Well, now I have some questions:
- How does telling the world where I like my purse spread awareness about breast cancer especially if it's in such a cryptic form? This sounds more like a “girls only” club, where only girls are allowed the privilege of being in the exclusive club. Doesn't this contradict the whole point of SPREADING awareness?
- Why does it have to have a sexual innuendo? Would that be considered disrespectful to survivors and non-survivors of breast cancer and their families to make a joke out of something serious?
- The answer to #2 is probably that if it didn't have a sexual innuendo, it probably wouldn't spread so fast, which brings me to the next question, which is do we really need to concentrate efforts on bringing awareness to this issue? I'm pretty sure everyone knows about breast cancer (thank yous go out to the month of October, pink ribbons and Susan G. Komen for the Cure. For Angelenos, there's also the annual run/walks in downtown LA, which, even if you are not a participant, you're very likely going to be aware of them due to the massive traffic that ensues after the organizers block off miles of street). If anything, I would argue that being aware of breast cancer in October is hard to avoid.

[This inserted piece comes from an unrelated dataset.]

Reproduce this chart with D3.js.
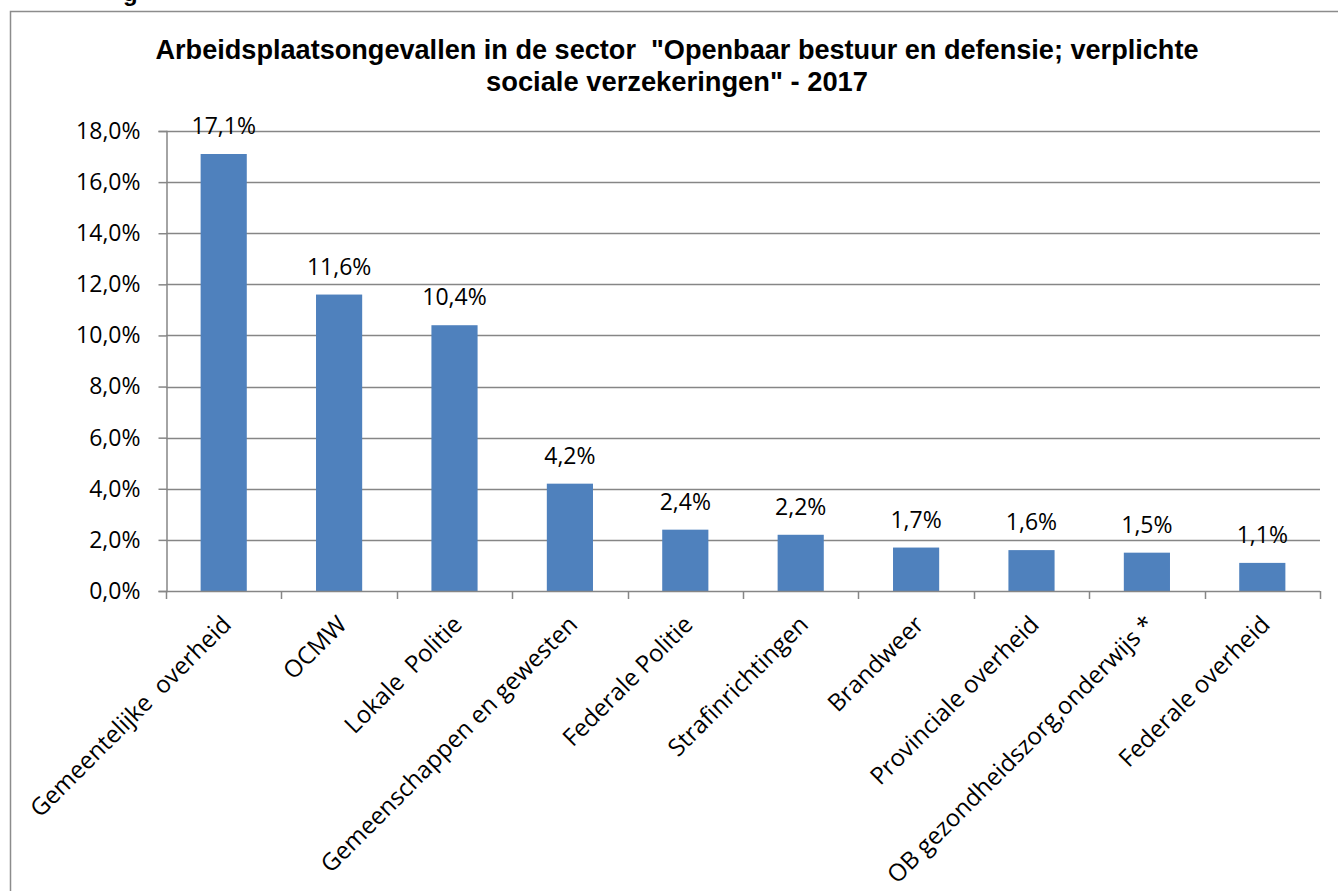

I think that a more effective way to take a stand against breast cancer is to help find a cure, like donating to the aforementioned Susan G. Komen for the Cure or taking part in a run/walk for breast cancer such as one sponsored by Revlon or Avon.
- Not a question, but something else I thought of: I am totally going to break into everyone's house and steal purses that I know are kept on the nightstand, on the floor of the bedroom right up against the wall and on the kitchen counter (that is, until that boyfriend moves it to the top of the dryer).
You probably remember earlier this year when women were writing the color of their bras also supposedly to raise awareness for breast cancer. I highly doubt that these two viral Facebook status updates actually started off as trying to raise awareness for breast cancer. I cannot find a single credible source on the internet that shows me where either of these two started. Would this same thing work for men? For men, prostate cancer is the second biggest killer out of all cancers. What if men wrote the color of their boxers or where they like to put their wallets or satchels or murses (man purses)? First, would it spread, and second, would that raise awareness about prostate cancer?
Ok, end of rant. Sorry for being a Debbie Downer. I just don't see the point. On the other hand, maybe this would remind women to do their monthly checks for lumps or get that mammo they've been putting off.
The question bigger than, “How did this start?” is “how did this spread?” The answers might help you try to apply this free and viral strategy to your brand.
- Rumors overall agree that this started by email chains. Email chain forwarders usually have long lists of email addresses that they normally forward funny/interesting/useful emails, thus making them the “influencers” of email. The first step in any social marketing plan is usually to target the big influencers, and in this case, it's the annoying email chain forwarder.
- Point #2 relates to Question #1 above that states that this was a secret for for girls to keep. The exclusivity was appealing, as was snickering when boys commented on statuses asking for clarification. Feeling special and included makes people want to hop on the bandwagon that much more.
- Barrier to entry was very low. It seems that today, my own mother must be the only person without a Facebook account. All one had to do was to write a color or a place, and she automatically became a member of this “club,” a player in this exclusive, secret game, leading back to Point #2. It didn't take more than 2 seconds, so it's not a huge inconvenience to update something that is most likely already open in your browser.
- The (fabricated) tie-in to breast cancer awareness made people think they were contributing to a good cause, further increasing the incentives for participation.
Obviously, this isn't easy. It has to be something sassy and something that makes other people wonder enough to do some research to find out what it's about (or at least question publicly). Efforts will be hit-or-miss, but since it's all free, there's very little monetary loss.